** begin **

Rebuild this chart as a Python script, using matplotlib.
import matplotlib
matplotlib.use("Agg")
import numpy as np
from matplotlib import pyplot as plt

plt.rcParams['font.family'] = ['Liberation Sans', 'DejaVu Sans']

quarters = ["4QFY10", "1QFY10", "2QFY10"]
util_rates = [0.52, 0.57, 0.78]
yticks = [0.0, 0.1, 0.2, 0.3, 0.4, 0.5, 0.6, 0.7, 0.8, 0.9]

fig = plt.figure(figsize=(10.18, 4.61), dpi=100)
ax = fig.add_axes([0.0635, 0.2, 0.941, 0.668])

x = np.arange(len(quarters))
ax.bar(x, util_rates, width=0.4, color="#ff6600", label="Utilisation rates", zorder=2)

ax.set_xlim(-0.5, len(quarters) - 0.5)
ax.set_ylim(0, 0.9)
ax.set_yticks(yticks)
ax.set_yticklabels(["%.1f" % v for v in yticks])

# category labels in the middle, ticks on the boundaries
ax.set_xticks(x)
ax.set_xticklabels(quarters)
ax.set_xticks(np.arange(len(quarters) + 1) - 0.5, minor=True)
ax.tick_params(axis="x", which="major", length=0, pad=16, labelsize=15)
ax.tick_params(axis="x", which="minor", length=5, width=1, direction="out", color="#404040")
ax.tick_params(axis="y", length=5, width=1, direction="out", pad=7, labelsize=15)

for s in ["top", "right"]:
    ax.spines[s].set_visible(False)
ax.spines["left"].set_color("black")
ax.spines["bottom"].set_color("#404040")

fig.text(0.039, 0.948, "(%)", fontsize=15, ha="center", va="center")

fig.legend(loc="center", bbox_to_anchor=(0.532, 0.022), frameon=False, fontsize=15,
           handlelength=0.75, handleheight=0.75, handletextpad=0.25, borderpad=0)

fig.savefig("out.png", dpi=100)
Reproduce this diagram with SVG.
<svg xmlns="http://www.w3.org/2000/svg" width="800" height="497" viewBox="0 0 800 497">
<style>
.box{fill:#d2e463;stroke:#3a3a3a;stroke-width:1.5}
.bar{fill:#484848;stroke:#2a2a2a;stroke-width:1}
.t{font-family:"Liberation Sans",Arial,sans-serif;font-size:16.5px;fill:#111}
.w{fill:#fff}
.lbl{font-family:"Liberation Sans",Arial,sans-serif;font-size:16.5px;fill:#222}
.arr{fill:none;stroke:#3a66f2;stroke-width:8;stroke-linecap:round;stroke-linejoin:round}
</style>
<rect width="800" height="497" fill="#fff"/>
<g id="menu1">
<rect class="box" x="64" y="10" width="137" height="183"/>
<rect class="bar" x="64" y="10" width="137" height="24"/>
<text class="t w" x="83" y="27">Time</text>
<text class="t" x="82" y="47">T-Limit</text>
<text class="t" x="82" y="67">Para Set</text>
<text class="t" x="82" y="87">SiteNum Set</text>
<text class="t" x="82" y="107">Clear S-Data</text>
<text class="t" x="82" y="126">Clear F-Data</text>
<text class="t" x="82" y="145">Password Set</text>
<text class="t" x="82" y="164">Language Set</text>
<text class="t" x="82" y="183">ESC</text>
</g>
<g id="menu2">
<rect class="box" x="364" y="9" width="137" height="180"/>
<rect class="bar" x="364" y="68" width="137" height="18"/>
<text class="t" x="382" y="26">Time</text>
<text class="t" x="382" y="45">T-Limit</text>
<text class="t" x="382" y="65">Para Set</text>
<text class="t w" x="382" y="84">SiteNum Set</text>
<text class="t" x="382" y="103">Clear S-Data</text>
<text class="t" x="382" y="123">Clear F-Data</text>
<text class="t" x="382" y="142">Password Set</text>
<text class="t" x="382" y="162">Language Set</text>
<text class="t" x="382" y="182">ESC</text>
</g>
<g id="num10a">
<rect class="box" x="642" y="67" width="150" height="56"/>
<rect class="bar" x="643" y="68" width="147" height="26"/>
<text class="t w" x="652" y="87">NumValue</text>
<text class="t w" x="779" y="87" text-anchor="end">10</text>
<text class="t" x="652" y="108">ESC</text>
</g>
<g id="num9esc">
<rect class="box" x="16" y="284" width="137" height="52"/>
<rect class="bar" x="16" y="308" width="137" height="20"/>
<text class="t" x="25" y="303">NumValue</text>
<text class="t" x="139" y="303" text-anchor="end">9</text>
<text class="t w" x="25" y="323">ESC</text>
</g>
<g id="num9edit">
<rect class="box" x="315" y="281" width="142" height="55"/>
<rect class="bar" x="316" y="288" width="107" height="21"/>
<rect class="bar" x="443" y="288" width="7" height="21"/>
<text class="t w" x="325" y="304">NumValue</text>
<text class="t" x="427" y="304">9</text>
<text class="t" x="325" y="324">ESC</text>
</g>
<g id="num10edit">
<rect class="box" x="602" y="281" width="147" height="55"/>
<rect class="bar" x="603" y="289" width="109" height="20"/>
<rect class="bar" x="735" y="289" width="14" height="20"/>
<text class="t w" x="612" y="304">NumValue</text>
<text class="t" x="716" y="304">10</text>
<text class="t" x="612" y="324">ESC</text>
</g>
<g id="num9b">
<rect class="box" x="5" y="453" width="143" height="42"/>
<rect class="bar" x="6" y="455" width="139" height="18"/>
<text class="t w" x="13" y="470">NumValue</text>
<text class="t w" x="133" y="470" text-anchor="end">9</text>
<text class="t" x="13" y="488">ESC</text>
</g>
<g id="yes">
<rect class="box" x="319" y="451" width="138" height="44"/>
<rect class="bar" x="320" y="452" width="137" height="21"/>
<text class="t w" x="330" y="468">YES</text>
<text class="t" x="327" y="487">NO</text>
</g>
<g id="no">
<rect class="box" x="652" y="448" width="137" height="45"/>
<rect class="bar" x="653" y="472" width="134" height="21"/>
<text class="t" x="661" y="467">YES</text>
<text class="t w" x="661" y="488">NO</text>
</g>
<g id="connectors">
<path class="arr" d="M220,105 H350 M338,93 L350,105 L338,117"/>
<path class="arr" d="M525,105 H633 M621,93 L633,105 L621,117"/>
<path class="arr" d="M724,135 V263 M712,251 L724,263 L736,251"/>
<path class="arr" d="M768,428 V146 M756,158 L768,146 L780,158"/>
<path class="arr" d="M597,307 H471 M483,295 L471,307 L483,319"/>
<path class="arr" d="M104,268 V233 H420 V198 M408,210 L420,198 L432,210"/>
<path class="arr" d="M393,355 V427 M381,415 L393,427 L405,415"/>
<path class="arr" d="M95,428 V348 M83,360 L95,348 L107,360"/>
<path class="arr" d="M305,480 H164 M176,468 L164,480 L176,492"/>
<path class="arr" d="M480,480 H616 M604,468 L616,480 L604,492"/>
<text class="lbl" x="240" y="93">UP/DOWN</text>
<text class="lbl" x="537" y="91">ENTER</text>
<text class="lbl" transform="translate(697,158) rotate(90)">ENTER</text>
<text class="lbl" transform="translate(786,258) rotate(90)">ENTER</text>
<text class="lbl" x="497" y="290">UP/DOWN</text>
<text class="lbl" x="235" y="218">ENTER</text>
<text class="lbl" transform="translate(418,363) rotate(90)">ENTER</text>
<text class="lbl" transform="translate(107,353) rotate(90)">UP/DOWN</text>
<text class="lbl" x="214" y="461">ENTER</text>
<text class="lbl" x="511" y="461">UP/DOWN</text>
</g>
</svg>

** end **

## WHAT TO WORK ON
Quote each line of the listing above exactly.

## OUTPUT BELOW
Rebuild this chart as a Python script, using matplotlib.
import matplotlib
matplotlib.use("Agg")
import numpy as np
from matplotlib import pyplot as plt

plt.rcParams['font.family'] = ['Liberation Sans', 'DejaVu Sans']

quarters = ["4QFY10", "1QFY10", "2QFY10"]
util_rates = [0.52, 0.57, 0.78]
yticks = [0.0, 0.1, 0.2, 0.3, 0.4, 0.5, 0.6, 0.7, 0.8, 0.9]

fig = plt.figure(figsize=(10.18, 4.61), dpi=100)
ax = fig.add_axes([0.0635, 0.2, 0.941, 0.668])

x = np.arange(len(quarters))
ax.bar(x, util_rates, width=0.4, color="#ff6600", label="Utilisation rates", zorder=2)

ax.set_xlim(-0.5, len(quarters) - 0.5)
ax.set_ylim(0, 0.9)
ax.set_yticks(yticks)
ax.set_yticklabels(["%.1f" % v for v in yticks])

# category labels in the middle, ticks on the boundaries
ax.set_xticks(x)
ax.set_xticklabels(quarters)
ax.set_xticks(np.arange(len(quarters) + 1) - 0.5, minor=True)
ax.tick_params(axis="x", which="major", length=0, pad=16, labelsize=15)
ax.tick_params(axis="x", which="minor", length=5, width=1, direction="out", color="#404040")
ax.tick_params(axis="y", length=5, width=1, direction="out", pad=7, labelsize=15)

for s in ["top", "right"]:
    ax.spines[s].set_visible(False)
ax.spines["left"].set_color("black")
ax.spines["bottom"].set_color("#404040")

fig.text(0.039, 0.948, "(%)", fontsize=15, ha="center", va="center")

fig.legend(loc="center", bbox_to_anchor=(0.532, 0.022), frameon=False, fontsize=15,
           handlelength=0.75, handleheight=0.75, handletextpad=0.25, borderpad=0)

fig.savefig("out.png", dpi=100)
Reproduce this diagram with SVG.
<svg xmlns="http://www.w3.org/2000/svg" width="800" height="497" viewBox="0 0 800 497">
<style>
.box{fill:#d2e463;stroke:#3a3a3a;stroke-width:1.5}
.bar{fill:#484848;stroke:#2a2a2a;stroke-width:1}
.t{font-family:"Liberation Sans",Arial,sans-serif;font-size:16.5px;fill:#111}
.w{fill:#fff}
.lbl{font-family:"Liberation Sans",Arial,sans-serif;font-size:16.5px;fill:#222}
.arr{fill:none;stroke:#3a66f2;stroke-width:8;stroke-linecap:round;stroke-linejoin:round}
</style>
<rect width="800" height="497" fill="#fff"/>
<g id="menu1">
<rect class="box" x="64" y="10" width="137" height="183"/>
<rect class="bar" x="64" y="10" width="137" height="24"/>
<text class="t w" x="83" y="27">Time</text>
<text class="t" x="82" y="47">T-Limit</text>
<text class="t" x="82" y="67">Para Set</text>
<text class="t" x="82" y="87">SiteNum Set</text>
<text class="t" x="82" y="107">Clear S-Data</text>
<text class="t" x="82" y="126">Clear F-Data</text>
<text class="t" x="82" y="145">Password Set</text>
<text class="t" x="82" y="164">Language Set</text>
<text class="t" x="82" y="183">ESC</text>
</g>
<g id="menu2">
<rect class="box" x="364" y="9" width="137" height="180"/>
<rect class="bar" x="364" y="68" width="137" height="18"/>
<text class="t" x="382" y="26">Time</text>
<text class="t" x="382" y="45">T-Limit</text>
<text class="t" x="382" y="65">Para Set</text>
<text class="t w" x="382" y="84">SiteNum Set</text>
<text class="t" x="382" y="103">Clear S-Data</text>
<text class="t" x="382" y="123">Clear F-Data</text>
<text class="t" x="382" y="142">Password Set</text>
<text class="t" x="382" y="162">Language Set</text>
<text class="t" x="382" y="182">ESC</text>
</g>
<g id="num10a">
<rect class="box" x="642" y="67" width="150" height="56"/>
<rect class="bar" x="643" y="68" width="147" height="26"/>
<text class="t w" x="652" y="87">NumValue</text>
<text class="t w" x="779" y="87" text-anchor="end">10</text>
<text class="t" x="652" y="108">ESC</text>
</g>
<g id="num9esc">
<rect class="box" x="16" y="284" width="137" height="52"/>
<rect class="bar" x="16" y="308" width="137" height="20"/>
<text class="t" x="25" y="303">NumValue</text>
<text class="t" x="139" y="303" text-anchor="end">9</text>
<text class="t w" x="25" y="323">ESC</text>
</g>
<g id="num9edit">
<rect class="box" x="315" y="281" width="142" height="55"/>
<rect class="bar" x="316" y="288" width="107" height="21"/>
<rect class="bar" x="443" y="288" width="7" height="21"/>
<text class="t w" x="325" y="304">NumValue</text>
<text class="t" x="427" y="304">9</text>
<text class="t" x="325" y="324">ESC</text>
</g>
<g id="num10edit">
<rect class="box" x="602" y="281" width="147" height="55"/>
<rect class="bar" x="603" y="289" width="109" height="20"/>
<rect class="bar" x="735" y="289" width="14" height="20"/>
<text class="t w" x="612" y="304">NumValue</text>
<text class="t" x="716" y="304">10</text>
<text class="t" x="612" y="324">ESC</text>
</g>
<g id="num9b">
<rect class="box" x="5" y="453" width="143" height="42"/>
<rect class="bar" x="6" y="455" width="139" height="18"/>
<text class="t w" x="13" y="470">NumValue</text>
<text class="t w" x="133" y="470" text-anchor="end">9</text>
<text class="t" x="13" y="488">ESC</text>
</g>
<g id="yes">
<rect class="box" x="319" y="451" width="138" height="44"/>
<rect class="bar" x="320" y="452" width="137" height="21"/>
<text class="t w" x="330" y="468">YES</text>
<text class="t" x="327" y="487">NO</text>
</g>
<g id="no">
<rect class="box" x="652" y="448" width="137" height="45"/>
<rect class="bar" x="653" y="472" width="134" height="21"/>
<text class="t" x="661" y="467">YES</text>
<text class="t w" x="661" y="488">NO</text>
</g>
<g id="connectors">
<path class="arr" d="M220,105 H350 M338,93 L350,105 L338,117"/>
<path class="arr" d="M525,105 H633 M621,93 L633,105 L621,117"/>
<path class="arr" d="M724,135 V263 M712,251 L724,263 L736,251"/>
<path class="arr" d="M768,428 V146 M756,158 L768,146 L780,158"/>
<path class="arr" d="M597,307 H471 M483,295 L471,307 L483,319"/>
<path class="arr" d="M104,268 V233 H420 V198 M408,210 L420,198 L432,210"/>
<path class="arr" d="M393,355 V427 M381,415 L393,427 L405,415"/>
<path class="arr" d="M95,428 V348 M83,360 L95,348 L107,360"/>
<path class="arr" d="M305,480 H164 M176,468 L164,480 L176,492"/>
<path class="arr" d="M480,480 H616 M604,468 L616,480 L604,492"/>
<text class="lbl" x="240" y="93">UP/DOWN</text>
<text class="lbl" x="537" y="91">ENTER</text>
<text class="lbl" transform="translate(697,158) rotate(90)">ENTER</text>
<text class="lbl" transform="translate(786,258) rotate(90)">ENTER</text>
<text class="lbl" x="497" y="290">UP/DOWN</text>
<text class="lbl" x="235" y="218">ENTER</text>
<text class="lbl" transform="translate(418,363) rotate(90)">ENTER</text>
<text class="lbl" transform="translate(107,353) rotate(90)">UP/DOWN</text>
<text class="lbl" x="214" y="461">ENTER</text>
<text class="lbl" x="511" y="461">UP/DOWN</text>
</g>
</svg>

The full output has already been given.